Murdo Cameron has something to tell the sport of hydroplane racing: Lighten up already.
The retired airline pilot, an innovator in the field of advanced composite materials, says he can transform how thunderboats are built, greatly reducing their weight and cost while making them stronger.
And he’s well on his way to proving it at an aerospace school near the Coeur d’Alene Airport.
“I think it’s a revolutionary breakthrough in building unlimited hydroplanes,” Cameron said.
Working out of the new Aerospace Center of Excellence at North Idaho College, the 69-year-old native of Wallace is making carbon fiber-reinforced resin hulls cast from the molds of existing hydroplanes. Instead of fabricating scores of smaller parts that need to be assembled, he can produce a hull in just three big parts: a single bottom and two top pieces.
The result, Cameron said, will be a boat that is far lighter and more resilient than those now competing around the Northwest and elsewhere, traveling up to 200 mph.
He envisions a new generation of hydroplane hulls made in North Idaho.
“We’d like to build the highest-tech, fastest boat in the world right here in Coeur d’Alene.”
The sport is hurting for new equipment, Cameron said. “They don’t have enough hydroplanes out there to put on really good shows.”
Few new boats race on the H1 Unlimited circuit, confirmed Mark Evans, a longtime hydroplane driver and owner of Evans Racing in Chelan, Washington.
“We’re all running 30-year-old technology out there,” Evans said. “Even though our boats look like the Space Shuttle … structurally we’re still behind. And a lot of them are so beat up, you know, they keep falling apart and are getting heavier and heavier because we keep adding weight. To have teams with new hulls would be really cool.”
He was so intrigued by Cameron’s work that Evans let him borrow one of his hulls as a master for the new molds.
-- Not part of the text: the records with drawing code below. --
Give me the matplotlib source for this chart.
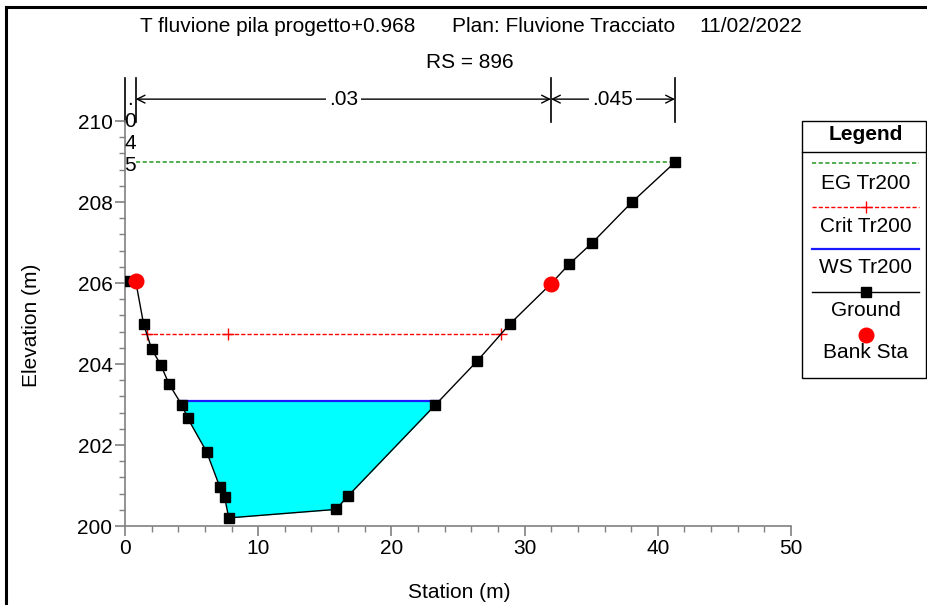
import numpy as np
import matplotlib
matplotlib.use("Agg")
import matplotlib.pyplot as plt
from matplotlib.lines import Line2D
from matplotlib.patches import Rectangle

plt.rcParams['font.family'] = ['Liberation Sans', 'DejaVu Sans']
plt.rcParams['font.size'] = 15

# ground profile (station, elevation)
ground_sta = [0, 0.80, 1.40, 2.00, 2.68, 3.30, 4.28, 4.71, 6.13, 7.11, 7.48, 7.79,
              15.84, 16.74, 23.30, 26.43, 28.90, 31.98, 33.33, 35.04, 38.04, 41.29]
ground_elev = [206.05, 206.05, 204.98, 204.37, 203.98, 203.51, 202.98, 202.66, 201.83,
               200.97, 200.71, 200.20, 200.41, 200.74, 202.99, 204.07, 204.99, 205.98,
               206.46, 206.98, 207.99, 208.98]

bank_sta = [0.80, 31.98]
bank_elev = [206.05, 205.98]

ws_elev = 203.09
crit_elev = 204.74
crit_sta = [1.63, 7.76, 28.23]
eg_elev = 208.98
eg_sta = [0.80, 41.29]

# Manning's n regions
n_bounds = [0, 0.80, 31.98, 41.29]
n_values = ['.045', '.03', '.045']

title_parts = ['T fluvione pila progetto+0.968', 'Plan: Fluvione Tracciato', '11/02/2022']
rs_label = 'RS = 896'

W, H = 928, 605
fig = plt.figure(figsize=(W / 100, H / 100), dpi=100)


def fx(px):
    return px / W


def fy(py):
    return 1 - py / H


ax = fig.add_axes([fx(125), fy(526), (791 - 125) / W, (526 - 121) / H])

gx = np.array(ground_sta)
gy = np.array(ground_elev)


def crossings(level):
    pts = []
    for i in range(len(gx) - 1):
        a, b = gy[i] - level, gy[i + 1] - level
        if a * b < 0:
            t = a / (a - b)
            pts.append(gx[i] + t * (gx[i + 1] - gx[i]))
    return pts


# water surface fill
ax.fill_between(gx, gy, ws_elev, where=gy <= ws_elev, interpolate=True,
                color='#00ffff', lw=0, zorder=1)
ws_x = crossings(ws_elev)
ax.plot([ws_x[0], ws_x[-1]], [ws_elev, ws_elev], color='#1a1aff', lw=1.6, zorder=2)

ax.plot(crit_sta, [crit_elev] * len(crit_sta), color='red', lw=1.0, ls=(0, (3, 1.5)),
        marker='+', ms=8, mew=1.0, zorder=3)
ax.plot(eg_sta, [eg_elev] * 2, color='#33a033', lw=1.2, ls=(0, (2.5, 1.5)), zorder=3)

ax.plot(gx, gy, color='black', lw=1.0, marker='s', ms=6.5, zorder=4)
ax.plot(bank_sta, bank_elev, 'o', color='red', ms=10.5, zorder=5)

ax.set_xlim(0, 50)
ax.set_ylim(200, 210)
ax.set_xticks(np.arange(0, 51, 10))
ax.set_xticks(np.arange(0, 51, 2), minor=True)
ax.set_yticks(np.arange(200, 211, 2))
ax.set_yticks(np.arange(200, 210.01, 0.4), minor=True)
ax.tick_params(which='major', length=7, color='#808080', width=1.2, pad=2)
ax.tick_params(which='minor', length=4, color='#808080', width=1.0)
for s in ['top', 'right']:
    ax.spines[s].set_visible(False)
for s in ['left', 'bottom']:
    ax.spines[s].set_color('#808080')
    ax.spines[s].set_linewidth(1.2)

fig.text(fx(459), fy(592), 'Station (m)', ha='center', va='center')
fig.text(fx(32), fy(325), 'Elevation (m)', ha='center', va='center', rotation=90)

# n-value bar above the plot
bar_y = 210.54
px_m = 405 / 10  # pixels per metre on the elevation axis
for b in n_bounds:
    ax.plot([b, b], [209.98, 211.06], color='black', lw=1.2, clip_on=False)
for i, n in enumerate(n_values):
    x0, x1 = n_bounds[i], n_bounds[i + 1]
    mid = (x0 + x1) / 2
    if x1 - x0 < 2:
        # too narrow: stack the characters vertically
        for k, ch in enumerate(n):
            ax.text(mid, bar_y - 0.02 - k * 22 / px_m, ch, ha='center', va='center',
                    clip_on=False)
        continue
    ax.annotate('', xy=(x0, bar_y), xytext=(x1, bar_y),
                arrowprops=dict(arrowstyle='<->', lw=1.0, shrinkA=0, shrinkB=0,
                                mutation_scale=14),
                annotation_clip=False)
    ax.text(mid, bar_y, n, ha='center', va='center',
            bbox=dict(boxstyle='square,pad=0.15', fc='white', ec='none'))

# title lines
fig.text(fx(140), fy(27), title_parts[0], ha='left', va='center')
fig.text(fx(452), fy(27), title_parts[1], ha='left', va='center')
fig.text(fx(699), fy(27), title_parts[2], ha='left', va='center')
fig.text(fx(470), fy(62), rs_label, ha='center', va='center')

# legend box
fig.patches.append(Rectangle((fx(802), fy(378)), fx(926) - fx(802), fy(121) - fy(378),
                             transform=fig.transFigure, fill=False, ec='black', lw=1.0))
fig.lines.append(Line2D([fx(802), fx(926)], [fy(152), fy(152)],
                        transform=fig.transFigure, color='black', lw=1.0))
fig.text(fx(866), fy(135), 'Legend', ha='center', va='center', fontweight='bold')
lx = [fx(812), fx(919)]
fig.lines.append(Line2D(lx, [fy(163)] * 2, transform=fig.transFigure,
                        color='#33a033', lw=1.2, ls=(0, (2.5, 1.5))))
fig.text(fx(866), fy(184), 'EG Tr200', ha='center', va='center')
fig.lines.append(Line2D(lx, [fy(207)] * 2, transform=fig.transFigure,
                        color='red', lw=1.0, ls=(0, (3, 1.5))))
fig.lines.append(Line2D([fx(866)], [fy(207)], transform=fig.transFigure,
                        color='red', marker='+', ms=8, mew=1.0, ls='none'))
fig.text(fx(866), fy(226), 'Crit Tr200', ha='center', va='center')
fig.lines.append(Line2D(lx, [fy(249)] * 2, transform=fig.transFigure,
                        color='#1a1aff', lw=1.6))
fig.text(fx(866), fy(268), 'WS Tr200', ha='center', va='center')
fig.lines.append(Line2D(lx, [fy(292)] * 2, transform=fig.transFigure,
                        color='black', lw=1.0))
fig.lines.append(Line2D([fx(866)], [fy(292)], transform=fig.transFigure,
                        color='black', marker='s', ms=6.5, ls='none'))
fig.text(fx(866), fy(311), 'Ground', ha='center', va='center')
fig.lines.append(Line2D([fx(866)], [fy(335)], transform=fig.transFigure,
                        color='red', marker='o', ms=10.5, ls='none'))
fig.text(fx(866), fy(353), 'Bank Sta', ha='center', va='center')

# outer frame
fig.lines.append(Line2D([fx(6.5), 1.01], [fy(7), fy(7)], transform=fig.transFigure,
                        color='black', lw=2.2))
fig.lines.append(Line2D([fx(6.5), fx(6.5)], [fy(7), -0.01], transform=fig.transFigure,
                        color='black', lw=2.2))

fig.savefig('out.png', dpi=100)
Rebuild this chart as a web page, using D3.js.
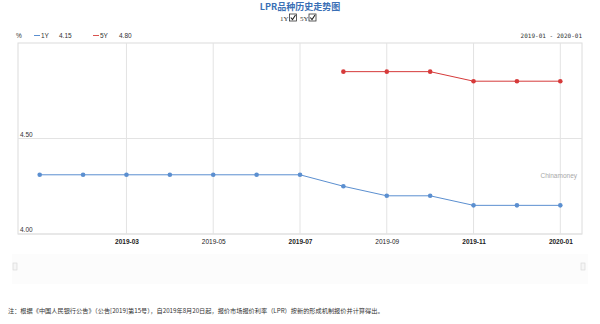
<!DOCTYPE html>
<html><head><meta charset="utf-8">
<script src="https://cdn.jsdelivr.net/npm/d3@7"></script>
<style>body{margin:0;background:#fff;}svg{display:block;font-family:"Liberation Sans",Arial,sans-serif;}</style>
</head><body>
<svg id="c" width="600" height="324"></svg>
<script>
const months = ["2019-01","2019-02","2019-03","2019-04","2019-05","2019-06","2019-07","2019-08","2019-09","2019-10","2019-11","2019-12","2020-01"];
const lpr1Y = [4.31,4.31,4.31,4.31,4.31,4.31,4.31,4.25,4.20,4.20,4.15,4.15,4.15];
const lpr5Y = [null,null,null,null,null,null,null,4.85,4.85,4.85,4.80,4.80,4.80];
const tickLabels = ["2019-03","2019-05","2019-07","2019-09","2019-11","2020-01"];
const boldTicks = ["2019-03","2019-07","2019-11","2020-01"];
const yTicks = [4.00,4.50];

const svg = d3.select("#c");
const L=18,R=582,T=43,B=234;
const x = d3.scalePoint().domain(months).range([L,R]).padding(0.5);
const y = d3.scaleLinear().domain([4.0,5.0]).range([B,T]);

// title
svg.append("text").attr("x",300).attr("y",10).attr("text-anchor","middle")
  .attr("font-family","'Noto Sans CJK SC',sans-serif").attr("font-size",9).attr("font-weight","bold")
  .attr("fill","#3a6fb5").text("LPR品种历史走势图");
const cb = svg.append("g").attr("font-family","'Liberation Serif',serif").attr("font-size",7).attr("fill","#333");
cb.append("text").attr("x",280).attr("y",21).text("1Y");
cb.append("text").attr("x",300).attr("y",21).text("5Y");
[289.5,309].forEach(px=>{
  cb.append("rect").attr("x",px).attr("y",14).attr("width",7).attr("height",7).attr("fill","#fff").attr("stroke","#333").attr("stroke-width",0.8);
  cb.append("path").attr("d",`M${px+1.3},${17.5} L${px+3},${19.5} L${px+6},${15}`).attr("fill","none").attr("stroke","#222").attr("stroke-width",1.1);
});

// legend row
const lg = svg.append("g").attr("font-size",6.5).attr("fill","#333");
lg.append("text").attr("x",16).attr("y",38).text("%");
lg.append("line").attr("x1",34).attr("x2",40).attr("y1",35.5).attr("y2",35.5).attr("stroke","#5b8fd0");
lg.append("text").attr("x",41).attr("y",38).text("1Y");
lg.append("text").attr("x",59).attr("y",38).text(lpr1Y[lpr1Y.length-1].toFixed(2));
lg.append("line").attr("x1",93).attr("x2",99).attr("y1",35.5).attr("y2",35.5).attr("stroke","#d9534f");
lg.append("text").attr("x",100).attr("y",38).text("5Y");
lg.append("text").attr("x",119).attr("y",38).text(lpr5Y[lpr5Y.length-1].toFixed(2));
lg.append("text").attr("x",582).attr("y",38).attr("text-anchor","end").attr("font-family","'DejaVu Sans Mono',monospace").attr("font-size",6).text(months[0]+" - "+months[months.length-1]);

// plot frame
svg.append("rect").attr("x",L).attr("y",T).attr("width",R-L).attr("height",B-T).attr("fill","none").attr("stroke","#dcdcdc").attr("stroke-width",1);

// vertical grid
svg.append("g").selectAll("line").data(tickLabels).join("line")
  .attr("x1",d=>x(d)).attr("x2",d=>x(d)).attr("y1",T).attr("y2",B).attr("stroke","#e3e3e3").attr("stroke-width",1);
// horizontal grid
svg.append("g").selectAll("line").data(yTicks).join("line")
  .attr("x1",L).attr("x2",R).attr("y1",d=>y(d)).attr("y2",d=>y(d)).attr("stroke","#e3e3e3").attr("stroke-width",1);
svg.append("g").selectAll("text").data(yTicks).join("text")
  .attr("x",L+2).attr("y",d=>y(d)-2).attr("font-size",6.5).attr("fill","#333").text(d=>d.toFixed(2));

// x labels
const xAxis = d3.axisBottom(x).tickValues(tickLabels).tickSize(0).tickPadding(5);
const gx = svg.append("g").attr("transform",`translate(0,${B})`).call(xAxis);
gx.select(".domain").remove();
gx.selectAll("text").attr("font-size",6.5).attr("fill","#222")
  .attr("font-weight",d=>boldTicks.includes(d)?"bold":"normal");

// watermark
svg.append("text").attr("x",577).attr("y",178).attr("text-anchor","end").attr("font-size",6.5).attr("fill","#a8a8a8").text("Chinamoney");

// series
function drawSeries(vals,color){
  const data = months.map((m,i)=>({m,v:vals[i]}));
  const line = d3.line().defined(d=>d.v!=null).x(d=>x(d.m)).y(d=>y(d.v));
  svg.append("path").datum(data).attr("d",line).attr("fill","none").attr("stroke",color).attr("stroke-width",1);
  svg.append("g").selectAll("circle").data(data.filter(d=>d.v!=null)).join("circle")
    .attr("cx",d=>x(d.m)).attr("cy",d=>y(d.v)).attr("r",2.3).attr("fill",color);
}
drawSeries(lpr1Y,"#5b8fd0");
drawSeries(lpr5Y,"#d63a3a");

// navigator
svg.append("rect").attr("x",12).attr("y",254).attr("width",576).attr("height",30).attr("fill","#fcfcfc");
[[15,263],[583,263]].forEach(([hx,hy])=>{
  svg.append("rect").attr("x",hx-2).attr("y",hy).attr("width",4).attr("height",7).attr("fill","#f6f6f6").attr("stroke","#d4d4d4").attr("stroke-width",0.6);
});

// footnote
svg.append("text").attr("x",8).attr("y",313).attr("font-family","'Noto Sans CJK SC',sans-serif").attr("font-size",6.2).attr("fill","#333")
  .text("注：根据《中国人民银行公告》（公告[2019]第15号），自2019年8月20日起，报价市场报价利率（LPR）按新的形成机制报价并计算得出。");
</script>
</body></html>
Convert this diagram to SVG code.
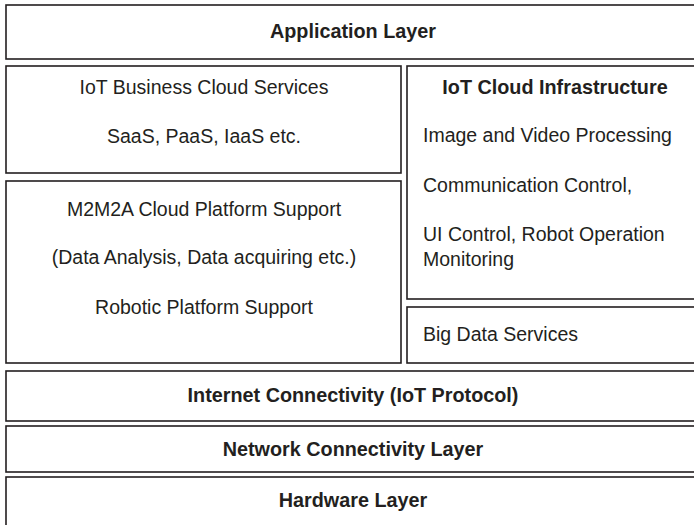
<svg xmlns="http://www.w3.org/2000/svg" width="694" height="525" viewBox="0 0 694 525">
<style>
.box{fill:#fff;stroke:#231f20;stroke-width:1.6}
text{font-family:"Liberation Sans","Open Sans",sans-serif;font-size:19.5px;fill:#231f20}
.b{font-weight:bold;font-size:19.8px}
.c{text-anchor:middle}
</style>
<rect width="694" height="525" fill="#fff"/>
<g id="app"><rect class="box" x="6" y="5" width="700" height="54"/><text class="b c" x="353" y="38">Application Layer</text></g>
<g id="biz"><rect class="box" x="6" y="66" width="395" height="107"/><text class="c" x="204" y="94">IoT Business Cloud Services</text><text class="c" x="204" y="143">SaaS, PaaS, IaaS etc.</text></g>
<g id="infra"><rect class="box" x="407" y="66" width="300" height="233"/><text class="b c" x="555" y="94">IoT Cloud Infrastructure</text><text x="423" y="142">Image and Video Processing</text><text x="423" y="192">Communication Control,</text><text x="423" y="241">UI Control, Robot Operation</text><text x="423" y="266">Monitoring</text></g>
<g id="m2m"><rect class="box" x="6" y="181" width="395" height="182"/><text class="c" x="204" y="216">M2M2A Cloud Platform Support</text><text class="c" x="204" y="264">(Data Analysis, Data acquiring etc.)</text><text class="c" x="204" y="314">Robotic Platform Support</text></g>
<g id="bigdata"><rect class="box" x="407" y="307" width="300" height="56"/><text x="423" y="341">Big Data Services</text></g>
<g id="internet"><rect class="box" x="6" y="371" width="700" height="50"/><text class="b c" x="353" y="402">Internet Connectivity (IoT Protocol)</text></g>
<g id="network"><rect class="box" x="6" y="426" width="700" height="46"/><text class="b c" x="353" y="456">Network Connectivity Layer</text></g>
<g id="hw"><rect class="box" x="6" y="477" width="700" height="60"/><text class="b c" x="353" y="507">Hardware Layer</text></g>
<g id="connectors"/>
</svg>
Using that boat and another on loan from Leland Unlimited of Kirkland, Washington, Cameron has made composite parts for two unlimited boats plus one display boat.
Ideally, this new approach will cut by half the weight and cost of the hulls as well as the time it takes to build them, Evans said.
A standard new hull today would set an owner back $250,000 to $300,000, he said.
Another advantage of this method of manufacturing is it simplifies the repair process, allowing teams to get back out on the water faster after a crash, he and Cameron said.
“If I knock a hole out of the boat that was built in this mold, I can go in and make that part and plug it back into the boat,” Cameron said. “That’s kind of unique.”
With support from Airtech International Inc., which makes materials for the resin infusion process, he can make complete parts in 45 to 90 minutes. That includes the massive bottom hull piece measuring around 426 square feet.
“The carbon fiber runs from one end to the other end. It’s a continuous element,” he said. “It is the future of composites. It’s fast, it’s clean.”
Cameron, who once flew Boeing 767s and now serves on the NIC aerospace center’s advisory board, also wants to pass along his expertise in advanced composites.
One possibility, he said, is a short course through the NIC Workforce Training Center in Post Falls.
He has worked with ultra-strong, versatile composites for years.
He built a full-size replica of the P-51 Mustang, a World War II-era war bird, using graphite composites.
More recently Cameron used the technology to replicate the Miss Spokane, a vintage unlimited hydroplane that raced in the late 1950s and early ’60s.
Cameron said he hopes his process will allow new teams to enter hydroplane racing.
He also thinks it will enable owners to afford a second hull as a backup in case the primary one is damaged – a competitive advantage that can attract bigger sponsors, he said.
With just one boat, “You go out and run two races and wreck this thing, what are you going to do for the next five races? You’re out of business,” he said.
One question Cameron already is getting is whether a much lighter hydroplane is more prone to fly up out of the water. He talked with industry veterans about this and said he learned the key factor in preventing blowover is the skill and experience of the driver.
The lighter hulls also complement a growing interest in new power sources for hydroplanes, such as automotive engines.
The boats racing today use turbine engines from Vietnam War-era helicopters, but team owners are finding those in short supply.
“Right now these turbine engines that we run are very expensive and the parts are very hard to get,” Evans said.
He believes the V8 engine is the next big adaptation for the sport, with the potential for sponsorships by major automakers. Piston power packs less horsepower than turbine engines but may be able to compete in a lighter boat, Evans said.
He’d like to be out on the water next summer with V8 engines, hopefully in one of the new hydroplane hulls from Cameron’s shop.
“I’ve dealt with turbines – I’m done,” Evans said.
“I actually want to put two big V8s in with a multi-speed gearbox and try to kick the turbine’s butt. A lot of people don’t think it’s possible, but with the technology now, a lot of people are starting to think it is.”